Before moving further and working with InfluxDB data, it’s helpful to learn a few key concepts.
An InfluxDB organization is a workspace for a group of users. All dashboards, tasks, buckets, and users belong to an organization.
All InfluxDB data is stored in a bucket. A bucket combines the concept of a database and a retention period policy( how long the data should be kept in the database before it gets discarded ).
In InfluxDB 2.4, databases and retention policies have been combined and replaced with buckets. So you don’t need to deal with the concept of databases explicitly, except in some specific cases.
For example, a marketing team wants to identify accounts with the high cost and low revenues, they want to watch this ratio over time, so we would get revenue data from finance and cost data from infrastructure, then tie those together with an account bucket all within one organization.
So for that matter in our scenario, we would create infrastructure bucket with a 1-month retention policy, finance bucket with 2 years retention policy, and account bucket that keeps data forever.
it can be considered as a table, it is a container for fields, tags, and timestamps.
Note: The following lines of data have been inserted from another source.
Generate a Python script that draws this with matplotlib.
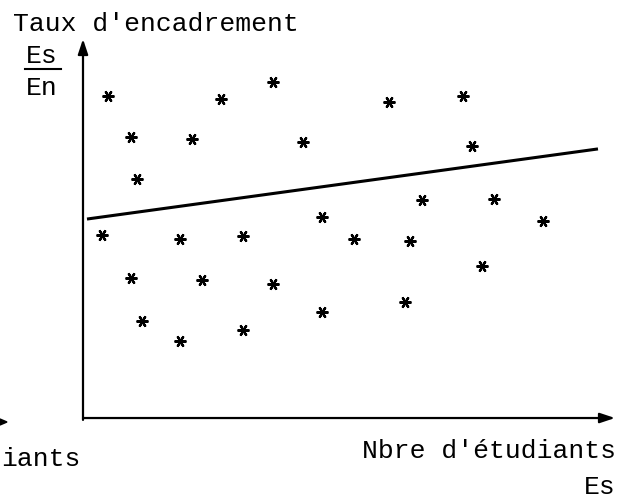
import matplotlib

matplotlib.use("Agg")
import matplotlib.pyplot as plt

# student count (Es) vs supervision ratio (Es/En), arbitrary units 0-100
nb_etudiants = [4.7, 9.0, 10.2, 20.5, 25.9, 35.7, 41.4, 57.5, 71.4, 73.1,
                3.6, 18.2, 30.1, 44.9, 50.9, 61.5, 63.7, 77.3, 86.5,
                9.0, 22.4, 35.7, 11.1, 18.2, 30.1, 44.9, 60.5, 75.0]
taux = [85.0, 74.1, 63.1, 73.6, 84.2, 88.7, 72.8, 83.4, 85.0, 71.8,
        48.3, 47.2, 48.0, 53.0, 47.2, 46.7, 57.5, 57.8, 52.0,
        36.9, 36.4, 35.4, 25.6, 20.3, 23.2, 28.0, 30.6, 40.1]

# trend line end points
trend_x = [0.75, 96.8]
trend_y = [52.5, 71.0]

MONO = "Liberation Mono"
FS = 19

fig = plt.figure(figsize=(6.36, 5.02), dpi=100)
fig.patch.set_facecolor("white")
ax = fig.add_axes([0.1305, 0.1653, 0.8365, 0.755])
ax.set_xlim(0, 100)
ax.set_ylim(0, 100)
for spine in ax.spines.values():
    spine.set_visible(False)
ax.set_xticks([])
ax.set_yticks([])

# axes drawn as arrows
arrow = dict(arrowstyle="-|>,head_length=0.9,head_width=0.3", color="black",
             lw=1.6, shrinkA=0, shrinkB=0)
ax.annotate("", xy=(0, 1.0), xytext=(0, -0.005), xycoords="axes fraction",
            arrowprops=arrow, annotation_clip=False)
ax.annotate("", xy=(1.0, 0), xytext=(0, 0), xycoords="axes fraction",
            arrowprops=arrow, annotation_clip=False)

ax.plot(trend_x, trend_y, color="black", lw=2.2, solid_capstyle="butt")
ax.plot(nb_etudiants, taux, linestyle="none", marker=(6, 2, 90),
        markersize=8.5, markeredgewidth=1.6, color="black")

# labels
fig.text(13 / 636, 1 - 31 / 502, "Taux d'encadrement", family=MONO,
         fontsize=FS, va="baseline", ha="left")
fig.text(42 / 636, 1 - 63 / 502, "Es", family=MONO, fontsize=FS,
         va="baseline", ha="center")
fig.add_artist(plt.Line2D([25 / 636, 61 / 636], [1 - 70 / 502, 1 - 70 / 502],
                          color="black", lw=1.5))
fig.text(42 / 636, 1 - 95 / 502, "En", family=MONO, fontsize=FS,
         va="baseline", ha="center")

fig.text(616 / 636, 1 - 458 / 502, "Nbre d'étudiants", family=MONO,
         fontsize=FS, va="baseline", ha="right")
fig.text(616 / 636, 1 - 494 / 502, "Es", family=MONO, fontsize=FS,
         va="baseline", ha="right")

# edge of the neighbouring figure
fig.text(1 / 636, 1 - 466 / 502, "iants", family=MONO, fontsize=FS,
         va="baseline", ha="left")
fig.add_artist(plt.Polygon([[0, 1 - 420 / 502], [7 / 636, 1 - 423 / 502],
                            [0, 1 - 426 / 502]], closed=True,
                           color="black", transform=fig.transFigure))

fig.savefig("out.png", dpi=100, facecolor="white")
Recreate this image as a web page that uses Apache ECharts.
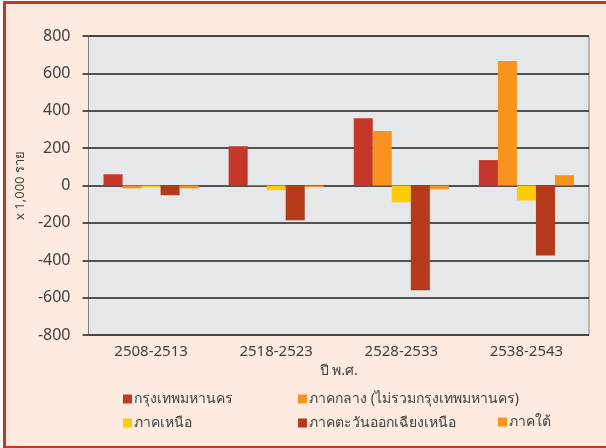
<!DOCTYPE html>
<html>
<head>
<meta charset="utf-8">
<script src="https://cdn.jsdelivr.net/npm/echarts@6/dist/echarts.min.js"></script>
<style>
	html, body { margin: 0; padding: 0; background: #fff; }
	#chart {
		position: absolute; left: 3px; top: 1px;
		width: 610px; height: 442px;
		background: #fdebdf;
		border: 3px solid #c1391f;
		border-right: none;
	}
</style>
</head>
<body>
<div id="chart"></div>
<script>
	// ช่วงปี
	var categories = ['2508-2513', '2518-2523', '2528-2533', '2538-2543'];
	// ชื่อชุดข้อมูล
	var seriesNames = ['กรุงเทพมหานคร', 'ภาคกลาง (ไม่รวมกรุงเทพมหานคร)', 'ภาคเหนือ', 'ภาคตะวันออกเฉียงเหนือ', 'ภาคใต้'];
	// ค่า (x 1,000 ราย)
	var bangkok = [60, 210, 360, 136];
	var central = [-15, -3, 291, 666];
	var north = [-8, -25, -90, -80];
	var northeast = [-52, -186, -561, -374];
	var south = [-15, -8, -20, 55];
	var yTicks = { min: -800, max: 800, interval: 200 };

	var colors = ['#c4372a', '#f7931e', '#ffcb05', '#b43a1a', '#f7931e'];
	var values = [bangkok, central, north, northeast, south];
	var font = 'Noto Sans, sans-serif';

	var myChart = echarts.init(document.getElementById('chart'));

	var legendBase = {
		orient: 'vertical',
		itemWidth: 9,
		itemHeight: 9,
		itemGap: 10,
		icon: 'rect',
		textStyle: { color: '#414042', fontSize: 14, fontFamily: font, padding: [0, 0, 0, -3] }
	};

	myChart.setOption({
		color: colors,
		animation: false,
		grid: {
			left: 80, right: 27, top: 32, bottom: 111,
			show: true,
			backgroundColor: '#e6e7e8',
			borderColor: '#808080',
			borderWidth: 1
		},
		legend: [
			Object.assign({ left: 112, top: 383, data: [seriesNames[0], seriesNames[2]] }, legendBase),
			Object.assign({ left: 287, top: 383, data: [seriesNames[1], seriesNames[3]] }, legendBase),
			Object.assign({ left: 487, top: 406, data: [seriesNames[4]] }, legendBase)
		],
		xAxis: {
			type: 'category',
			data: categories,
			name: 'ปี พ.ศ.',
			nameLocation: 'middle',
			nameGap: 26,
			nameTextStyle: { color: '#414042', fontSize: 14, fontFamily: font },
			axisTick: { show: false },
			axisLine: { show: false },
			axisLabel: { color: '#414042', fontSize: 15, fontFamily: font, margin: 9 }
		},
		yAxis: {
			type: 'value',
			min: yTicks.min,
			max: yTicks.max,
			interval: yTicks.interval,
			name: 'x 1,000 ราย',
			nameLocation: 'middle',
			nameGap: 56,
			nameTextStyle: { color: '#414042', fontSize: 13, fontFamily: font },
			axisLine: { show: false },
			axisTick: { show: true, inside: false, length: 6, lineStyle: { color: '#231f20', width: 1.5 } },
			axisLabel: { color: '#414042', fontSize: 16, fontFamily: font, margin: 18 },
			splitLine: { lineStyle: { color: '#231f20', width: 1.5 } }
		},
		series: seriesNames.map(function (name, i) {
			return {
				name: name,
				type: 'bar',
				data: values[i],
				barGap: '0%',
				barCategoryGap: '24%'
			};
		})
	});
</script>
</body>
</html>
Measurements are grouped into a bucket, for example in our infrastructure bucket we can create a measurement for Weather, CPU, and API where:
_time | _measurement | location | territory | _field | _value |
---|---|---|---|---|---|
2022-09-09T21:09:59.420Z | weather | Algiers | East | temperature | 23.4 |
2022-09-09T19:16:00.000Z | weather | Algiers | East | wind_spead | 35.5 |
2022-09-09T19:36:00.000Z | weather | Algiers | East | wind_spead | 25.3 |
2022-09-09T21:09:59.420Z | weather | Algiers | West | temperature | 22.3 |
2022-09-09T19:36:00.000Z | weather | Algiers | West | wind_spead | 28.2 |
it is a first-class component of every measurement, this holds the date, and time value for a point in a measurement. It is like a primary key for every point in our measurement, and it is stored in the _time column.
InfluxDB formats timestamps show the date and time in RFC3339 UTC associated with data. Timestamp precision is important when you write data.
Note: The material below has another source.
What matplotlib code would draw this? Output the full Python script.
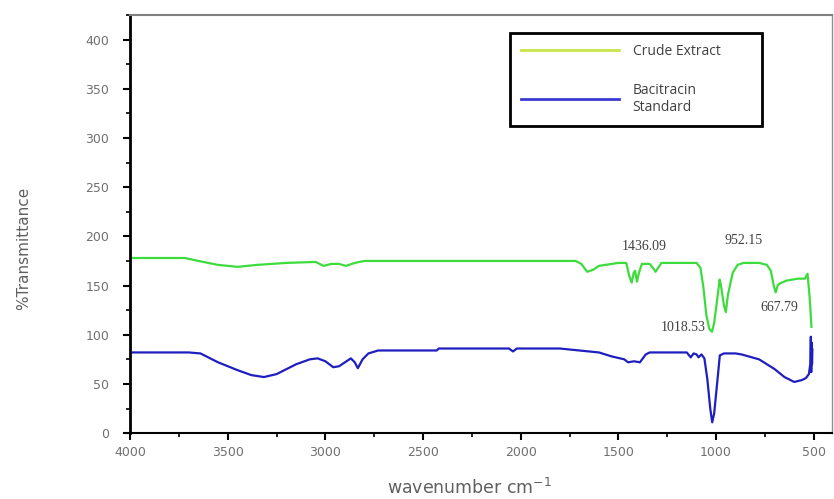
import matplotlib
matplotlib.use("Agg")
import matplotlib.pyplot as plt
from matplotlib.lines import Line2D
from matplotlib.ticker import MultipleLocator

# ---- data ----
crude_wn = [4000, 3720, 3650, 3550, 3450, 3350, 3200, 3050, 3010, 2970, 2930, 2895,
            2850, 2800, 2500, 2000, 1720, 1690, 1660, 1630, 1600, 1500, 1460, 1445,
            1432, 1422, 1415, 1405, 1395, 1380, 1340, 1320, 1310, 1300, 1280, 1100,
            1080, 1065, 1050, 1035, 1021, 1010, 995, 982, 975, 960, 950, 940, 915,
            890, 860, 780, 740, 720, 705, 695, 685, 675, 640, 580, 545, 532, 522,
            517, 512]
crude_t = [178, 178, 175, 171, 169, 171, 173, 174, 170, 172, 172, 170,
           173, 175, 175, 175, 175, 172, 164, 166, 170, 173, 173, 160,
           153, 163, 165, 154, 163, 172, 172, 167, 164, 167, 173, 173,
           168, 148, 120, 106, 103, 112, 135, 156, 150, 130, 123, 140, 163,
           171, 173, 173, 171, 165, 150, 143, 150, 152, 155, 157, 157, 162, 140,
           125, 108]

std_wn = [4000, 3700, 3640, 3550, 3450, 3380, 3315, 3250, 3150, 3080, 3040, 3000,
          2960, 2930, 2900, 2870, 2850, 2834, 2810, 2780, 2730, 2430, 2420, 2060,
          2040, 2020, 1800, 1650, 1600, 1535, 1470, 1451, 1420, 1390, 1360, 1340,
          1150, 1130, 1115, 1100, 1090, 1075, 1060, 1045, 1030, 1020, 1010, 995,
          981, 960, 900, 870, 780, 700, 650, 600, 560, 540, 525, 518, 515, 513,
          511, 509, 507]
std_t = [82, 82, 81, 72, 64, 59, 57, 60, 70, 75, 76, 73,
         67, 68, 72, 76, 72, 66, 75, 81, 84, 84, 86, 86,
         83, 86, 86, 83, 82, 78, 75, 72, 73, 72, 80, 82,
         82, 77, 81, 80, 77, 80, 76, 55, 25, 11, 20, 50,
         79, 81, 81, 80, 75, 65, 57, 52, 54, 56, 60, 70, 98, 62,
         92, 70, 85]

xticks = [4000, 3500, 3000, 2500, 2000, 1500, 1000, 500]
yticks = [0, 50, 100, 150, 200, 250, 300, 350, 400]

annotations = [("1436.09", 1370, 190), ("952.15", 858, 196),
               ("1018.53", 1170, 107), ("667.79", 674, 128)]

# ---- figure ----
fig = plt.figure(figsize=(8.34, 4.99), dpi=100)
ax = fig.add_axes([0.156, 0.132, 0.842, 0.838])

ax.plot(crude_wn, crude_t, color="#3ddc3d", lw=1.6)
ax.plot(std_wn, std_t, color="#1f1fc0", lw=1.6)

ax.set_xlim(4000, 405)
ax.set_ylim(0, 425)
ax.set_xticks(xticks)
ax.set_yticks(yticks)
ax.xaxis.set_minor_locator(MultipleLocator(250))
ax.yaxis.set_minor_locator(MultipleLocator(25))

ax.tick_params(axis="both", which="major", direction="out", length=5, width=1.5,
               labelsize=9, labelcolor="#707070", color="black")
ax.tick_params(axis="both", which="minor", direction="out", length=3, width=1.2,
               color="black")
ax.tick_params(axis="x", pad=4)
ax.tick_params(axis="y", pad=10)

for side, lw, col in [("left", 2.0, "black"), ("bottom", 1.5, "black"),
                      ("top", 1.5, "#808080"), ("right", 1.0, "#909090")]:
    ax.spines[side].set_linewidth(lw)
    ax.spines[side].set_color(col)

ax.set_ylabel("%Transmittance", fontsize=11, color="#606060", va="center")
ax.yaxis.set_label_coords(-0.152, 0.443)
ax.set_xlabel("wavenumber cm$^{-1}$", fontsize=12.5, color="#606060", va="center")
ax.xaxis.set_label_coords(0.483, -0.132)

for txt, x, y in annotations:
    ax.text(x, y, txt, fontsize=10, family="Liberation Serif", color="#404040",
            ha="center", va="center")

handles = [Line2D([], [], color="#c8e64a", lw=2),
           Line2D([], [], color="#3a3ad0", lw=2)]
leg = ax.legend(handles, ["Crude Extract", "Bacitracin\nStandard"],
                loc="upper left", bbox_to_anchor=(0.5415, 0.72, 0.3585, 0.237),
                mode="expand", fancybox=False, frameon=True, framealpha=1,
                handlelength=7.0, handletextpad=1.0, labelspacing=1.7,
                borderpad=0.8, borderaxespad=0,
                prop={"family": "Open Sans", "size": 10})
leg.get_frame().set_edgecolor("black")
leg.get_frame().set_linewidth(2)
for t in leg.get_texts():
    t.set_color("#404040")

fig.savefig("out.png", dpi=100)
_measurement | _field | _value | _time | location |
---|---|---|---|---|
weather | temperature | 37.34560618519155 | 2022-09-08T21:36:00.000Z | Algiers |
N.B: the underscore in some columns is just a convention that used in influxDB to identify important or reserved column names.
fields are key-value pairs in which the key is a column name and the value is the data itself. Fields are required but not indexed in InfluxDB, which means if we perform a predicate on a field value will involve a full scan in a particular time range.
A field includes a field key stored in the _field column and a field value stored in the _value column. In our example a field key is temperature and the value is 22.4:
_measurement | _field | _value | _time | location |
---|---|---|---|---|
weather | temperature | 22.4 | 2022-09-09T18:24:00.000Z | Algiers |
A field set is a collection of fields in a point. For example, here we have a 2 field keys temperature and wind_speed :
_measurement | _field | _value | _time | location |
---|---|---|---|---|
weather | temperature | 22.4 | 2022-09-09T18:24:00.000Z | Algiers |
weather | wind_spead | 40.5 | 2022-09-09T18:24:00.000Z | Algiers |
from above data, the field set is temperature and wind_speed with its values :
temperature=22.4,wind_speed=40.5
they are like fields except they are optional, they are key-value pairs in which keys are called tag-keys and the values are called tag-values. Because tags are indexed, queries on tags are faster than queries on fields. This makes tags ideal for storing commonly-queried metadata.
_measurement | _field | _value | _time | location | territory |
---|---|---|---|---|---|
weather | wind_spead | 35.5 | 2022-09-09T19:16:00.000Z | Algiers | East |
weather | wind_spead | 25.3 | 2022-09-09T19:35:21.936Z | Algiers | East |
The collection of tag key-value pairs on a point make up a tag set. our data examples include the following 2 tag sets:
location = Algiers, territory = East
location = Algiers, territory = West
Now that you’re familiar with measurements, field sets, and tag sets, it’s time to discuss series keys and series.
A series key is a collection of points that share a measurement, tag set, and field key.
_measurement | _field | _value | _time | location | territory |
---|---|---|---|---|---|
weather | wind_spead | 35.5 | 2022-09-09T19:16:00.000Z | Algiers | East |
weather | wind_spead | 25.3 | 2022-09-09T19:35:21.936Z | Algiers | East |
weather | wind_spead | 28.2 | 2022-09-09T19:36:00.000Z | Algiers | West |
A series includes timestamps and field values for a given series key. From our example data, here’s a series key and the corresponding series:
# series key
location=Algiers,territory=east wind_speed
# series
2022-09-09T19:16:00.000Z 35.5
2022-09-09T19:35:21.936Z 25.3
if we are in relational databases, a point is a row while a measurement is a table. In InfluxDB a point is an instance within a measurement, and includes the series key, a field value, and a timestamp. For example, a single point from our data looks like this:
2022-09-09T19:16:00.000Z weather wind_speed 35.5 Algiers East
InfluxDB is designed to store large volumes of time series data and quickly perform real-time analysis on that data. for that matter, the data model is different in many ways than in relational databases, and we get covered the most important aspect of it.